Busy Playing FTSE
Our exuberant, unceasing, and ultimately human thirst for knowledge has finally been well and truly quenched. The flow of information in our 21st century world is of such a pace and quantity that our critical faculties are swamped on a daily basis with facts, figures and opinion; contributors range from measured commentators to the avid, anonymous web-blogger and the frustrated individual who wants to add his voice to the cacophony.
How then does any information-providing medium distinguish itself from the baying pack? Addressing the inaugural meeting of the Oxford Economics Society, Andrew Gowers, the surprisingly laid-back editor of the ever-popular and ever-distinctive Financial Times, points not to the colour of his paper but rather to the "quality of readers", which means that the FT can focus its energies not on attracting high numbers of readers but rather on attracting a class of readership - politicians, businessmen, and economists - that those who advertise with the FT really want to influence.
Whilst the economic downturn means that, as Gowers admits, "circulation is not at its peak", The FT has developed from a 'paper of record' for the City in the early 1980s, the majority of whose sales were in Britain, to an impressively international paper, with three-quarters of its sales made outside the UK and with more foreign correspondents on its staff than any other European newspaper. It prides itself on "making connections between the political and economic", uniting its internal tensions around a readership that is exacting and precise in its demands.
It is a readership base that is, however, equally precise in its make-up, being predominantly male and giving the paper the lowest proportion of female readers of all the broadsheets. Gowers acknowledges that "it is an issue", in part caused by the fact that "there are too few women in the top positions in business". He is "on a mission to make the paper more accessible and warmer" and hopes that by "becoming more welcoming... without dumbing down" the paper will begin to attract more female readers.
Every medium is now having to work harder than ever before to ensure that its audience isn't captured by the latest trick of an opponent, relying on tactics such as market specialisation as in the case of The FT, the shameless sensationalism of some tabloids (note the recent and sensitive coverage of the vicious public row between Jordan and Posh by The Sun - "Posh's breasts aren't real cuz I've seen them out"), or the introduction of an entirely new size of paper, as The Independent did last September (followed by The Times in November).
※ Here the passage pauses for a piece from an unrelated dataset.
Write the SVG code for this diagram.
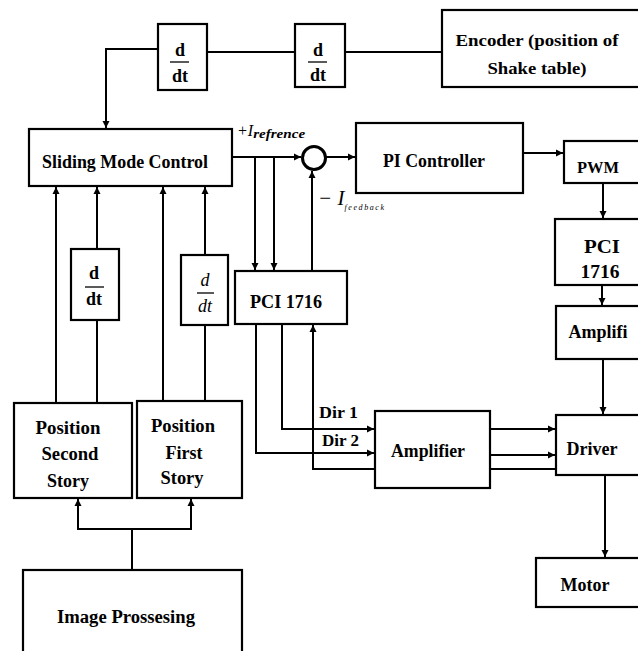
<svg xmlns="http://www.w3.org/2000/svg" width="638" height="651" viewBox="0 0 638 651">
  <defs>
    <marker id="arr" markerUnits="userSpaceOnUse" markerWidth="8" markerHeight="8" refX="7" refY="4" orient="auto">
      <path d="M0,0.5 L7,4 L0,7.5 z" fill="#000"/>
    </marker>
    <style>
      .box { fill: #fff; stroke: #000; stroke-width: 2.2; }
      .ln { fill: none; stroke: #000; stroke-width: 2; }
      .ar { fill: none; stroke: #000; stroke-width: 2; marker-end: url(#arr); }
      .t { font-family: "Liberation Serif", "Times New Roman", serif; font-weight: bold; font-size: 18px; fill: #000; text-anchor: middle; }
      .ti { font-family: "Liberation Serif", "Times New Roman", serif; font-style: italic; fill: #000; }
      .bar { stroke: #000; stroke-width: 1.3; }
    </style>
  </defs>
  <rect x="0" y="0" width="638" height="651" fill="#fff"/>

  <g id="connectors">
    <polyline class="ar" points="158,49 106,49 106,128"/>
    <line class="ln" x1="207" y1="52" x2="295" y2="52"/>
    <line class="ln" x1="345" y1="52" x2="442" y2="52"/>
    <line class="ar" x1="232" y1="157" x2="301" y2="157"/>
    <line class="ar" x1="255" y1="157" x2="255" y2="270"/>
    <line class="ar" x1="274" y1="157" x2="274" y2="270"/>
    <line class="ar" x1="312" y1="271" x2="312" y2="171"/>
    <line class="ar" x1="325" y1="157" x2="355" y2="157"/>
    <line class="ar" x1="523" y1="153" x2="563" y2="153"/>
    <line class="ar" x1="603" y1="183" x2="603" y2="218"/>
    <line class="ar" x1="602" y1="285" x2="602" y2="305"/>
    <line class="ar" x1="603" y1="359" x2="603" y2="414"/>
    <line class="ar" x1="605" y1="475" x2="605" y2="557"/>
    <line class="ar" x1="56" y1="403" x2="56" y2="187"/>
    <line class="ar" x1="97" y1="249" x2="97" y2="187"/>
    <line class="ln" x1="97" y1="320" x2="97" y2="403"/>
    <line class="ar" x1="163" y1="401" x2="163" y2="187"/>
    <line class="ar" x1="205" y1="255" x2="205" y2="187"/>
    <line class="ln" x1="205" y1="325" x2="205" y2="401"/>
    <polyline class="ln" points="132,570 132,529"/>
    <polyline class="ar" points="132,529 78,529 78,499"/>
    <polyline class="ar" points="132,529 191,529 191,499"/>
    <polyline class="ar" points="282,324 282,429 374,429"/>
    <polyline class="ar" points="256,324 256,453 374,453"/>
    <polyline class="ar" points="375,469 313,469 313,325"/>
    <line class="ar" x1="490" y1="429" x2="555" y2="429"/>
    <line class="ar" x1="490" y1="455" x2="555" y2="455"/>
    <line class="ln" x1="490" y1="469" x2="556" y2="469"/>
    <text x="319" y="418" class="t" style="text-anchor:start;font-size:17px" textLength="39" lengthAdjust="spacingAndGlyphs">Dir 1</text>
    <text x="322" y="446" class="t" style="text-anchor:start;font-size:17px" textLength="37" lengthAdjust="spacingAndGlyphs">Dir 2</text>
    <text x="237" y="136" class="ti" style="font-size:16px">+I<tspan font-size="12" font-weight="bold" dy="2" textLength="52" lengthAdjust="spacingAndGlyphs">refrence</tspan></text>
    <text x="318" y="205" class="ti" style="font-size:21px">− I<tspan font-size="8" dy="5" letter-spacing="1.6">feedback</tspan></text>
  </g>

  <g id="ddt1">
    <rect class="box" x="158" y="24" width="49" height="66"/>
    <text x="180" y="56" class="t">d</text>
    <line class="bar" x1="170" y1="62" x2="189" y2="62"/>
    <text x="180" y="82" class="t">dt</text>
  </g>
  <g id="ddt2">
    <rect class="box" x="295" y="24" width="50" height="63"/>
    <text x="318" y="56" class="t">d</text>
    <line class="bar" x1="308" y1="62" x2="327" y2="62"/>
    <text x="318" y="81" class="t">dt</text>
  </g>
  <g id="encoder">
    <rect class="box" x="442" y="10" width="203" height="77"/>
    <text x="537" y="46" class="t" style="font-size:17px" textLength="163" lengthAdjust="spacingAndGlyphs">Encoder (position of</text>
    <text x="537" y="74" class="t" style="font-size:17px" textLength="99" lengthAdjust="spacingAndGlyphs">Shake table)</text>
  </g>
  <g id="smc">
    <rect class="box" x="29" y="129" width="203" height="57"/>
    <text x="125" y="168" class="t" textLength="166" lengthAdjust="spacingAndGlyphs">Sliding Mode Control</text>
  </g>
  <g id="sum">
    <circle cx="314" cy="158" r="11.5" fill="#fff" stroke="#000" stroke-width="3"/>
  </g>
  <g id="pi">
    <rect class="box" x="356" y="123" width="167" height="70"/>
    <text x="434" y="167" class="t" textLength="102" lengthAdjust="spacingAndGlyphs">PI Controller</text>
  </g>
  <g id="pwm">
    <rect class="box" x="564" y="141" width="81" height="42"/>
    <text x="598" y="173" class="t" style="font-size:17px" textLength="42" lengthAdjust="spacingAndGlyphs">PWM</text>
  </g>
  <g id="pci-right">
    <rect class="box" x="555" y="219" width="90" height="66"/>
    <text x="602" y="253" class="t" textLength="36" lengthAdjust="spacingAndGlyphs">PCI</text>
    <text x="600" y="278" class="t" textLength="39" lengthAdjust="spacingAndGlyphs">1716</text>
  </g>
  <g id="amplifi">
    <rect class="box" x="556" y="306" width="89" height="53"/>
    <text x="598" y="338" class="t" textLength="59" lengthAdjust="spacingAndGlyphs">Amplifi</text>
  </g>
  <g id="driver">
    <rect class="box" x="556" y="415" width="89" height="60"/>
    <text x="592" y="455" class="t" textLength="51" lengthAdjust="spacingAndGlyphs">Driver</text>
  </g>
  <g id="motor">
    <rect class="box" x="536" y="558" width="109" height="49"/>
    <text x="585" y="591" class="t" textLength="49" lengthAdjust="spacingAndGlyphs">Motor</text>
  </g>
  <g id="pci-center">
    <rect class="box" x="235" y="271" width="112" height="53"/>
    <text x="286" y="308" class="t" textLength="72" lengthAdjust="spacingAndGlyphs">PCI 1716</text>
  </g>
  <g id="ddt3">
    <rect class="box" x="71" y="249" width="48" height="71"/>
    <text x="94" y="279" class="t">d</text>
    <line class="bar" x1="85" y1="287" x2="104" y2="287"/>
    <text x="94" y="305" class="t">dt</text>
  </g>
  <g id="ddt4">
    <rect class="box" x="181" y="255" width="47" height="70"/>
    <text x="205" y="286" class="ti" style="font-size:18px;text-anchor:middle">d</text>
    <line class="bar" x1="197" y1="293" x2="214" y2="293"/>
    <text x="205" y="312" class="ti" style="font-size:18px;text-anchor:middle">dt</text>
  </g>
  <g id="pos-second">
    <rect class="box" x="14" y="403" width="118" height="95"/>
    <text x="68" y="434" class="t" textLength="65" lengthAdjust="spacingAndGlyphs">Position</text>
    <text x="70" y="460" class="t" textLength="57" lengthAdjust="spacingAndGlyphs">Second</text>
    <text x="68" y="487" class="t" textLength="42" lengthAdjust="spacingAndGlyphs">Story</text>
  </g>
  <g id="pos-first">
    <rect class="box" x="137" y="401" width="105" height="97"/>
    <text x="183" y="432" class="t" textLength="64" lengthAdjust="spacingAndGlyphs">Position</text>
    <text x="184" y="459" class="t" textLength="37" lengthAdjust="spacingAndGlyphs">First</text>
    <text x="182" y="484" class="t" textLength="43" lengthAdjust="spacingAndGlyphs">Story</text>
  </g>
  <g id="amplifier">
    <rect class="box" x="375" y="411" width="115" height="77"/>
    <text x="428" y="457" class="t" textLength="74" lengthAdjust="spacingAndGlyphs">Amplifier</text>
  </g>
  <g id="image-processing">
    <rect class="box" x="23" y="570" width="219" height="90"/>
    <text x="126" y="623" class="t" textLength="138" lengthAdjust="spacingAndGlyphs">Image Prossesing</text>
  </g>
</svg>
Gowers doesn't believe however that "everybody is going to go tabloid in a trice", pointing out that whilst "there's a lot of wait-and-see going on [still] only two papers have gone down that route." He assures any in doubt that "We're [The FT] not going to go tabloid." The Independent is, of the two, far more committed to the move, having withdrawn their Saturday broadsheet version entirely in favour of the 'Compact' one. Whilst sales seem to indicate that the move was initially successful, cynics are yet to be convinced that it has rescued The Independent from the financial mire it descended into in part because of the relentless price war The Times and The Daily Telegraph have been waging since the 1980s.
As newspapers battle it out in the marketplace, the pressure on reporters to land the year's biggest scoop is even greater. "The more contentious your story, the better your sourcing has to be, the more sure you have to be," says Gowers. He was so incensed by the "bad journalism" of Andrew Gilligan that following the release of the Hutton Report he wrote a piece under his own name for the first time since becoming editor. "Gilligan had one source that he misquoted and misdescribed... He was then allowed to go on air, unprepared." To Gowers, Gilligan was "a rank amateur" who was "unchecked and working in an unprofessional way". The fact that the BBC then failed to acknowledge their mistake was to him a "betrayal of journalism" and it is his opinion that following Hutton "their reputation has to be repaired."
"The only effective regulation of journalism on a daily basis is within an organisation. There should be an elaborate, well developed and well honed system of editorial checks and balances." Of the British media in general, Gowers cites a number of examples of bad journalism - journalism that is "agenda-driven" and "opinion-distorted" - but believes too that "people are fed up" and that "the tide is turning."
With the events of the Hutton Inquiry still fresh in the minds of most, it is perhaps the ideal time for self-appraisal within British journalism with regard to the integrity of its reporting and its obligations towards its readership.
Given that, as Gowers notes, "quality is a factor in the market" and if the public is indeed becoming increasingly dissatisfied, as he claims, the desire for quality may come to be the driving factor in the market over and above the clever tricks of marketing teams and the irresponsible pandering to the public thirst for sensation.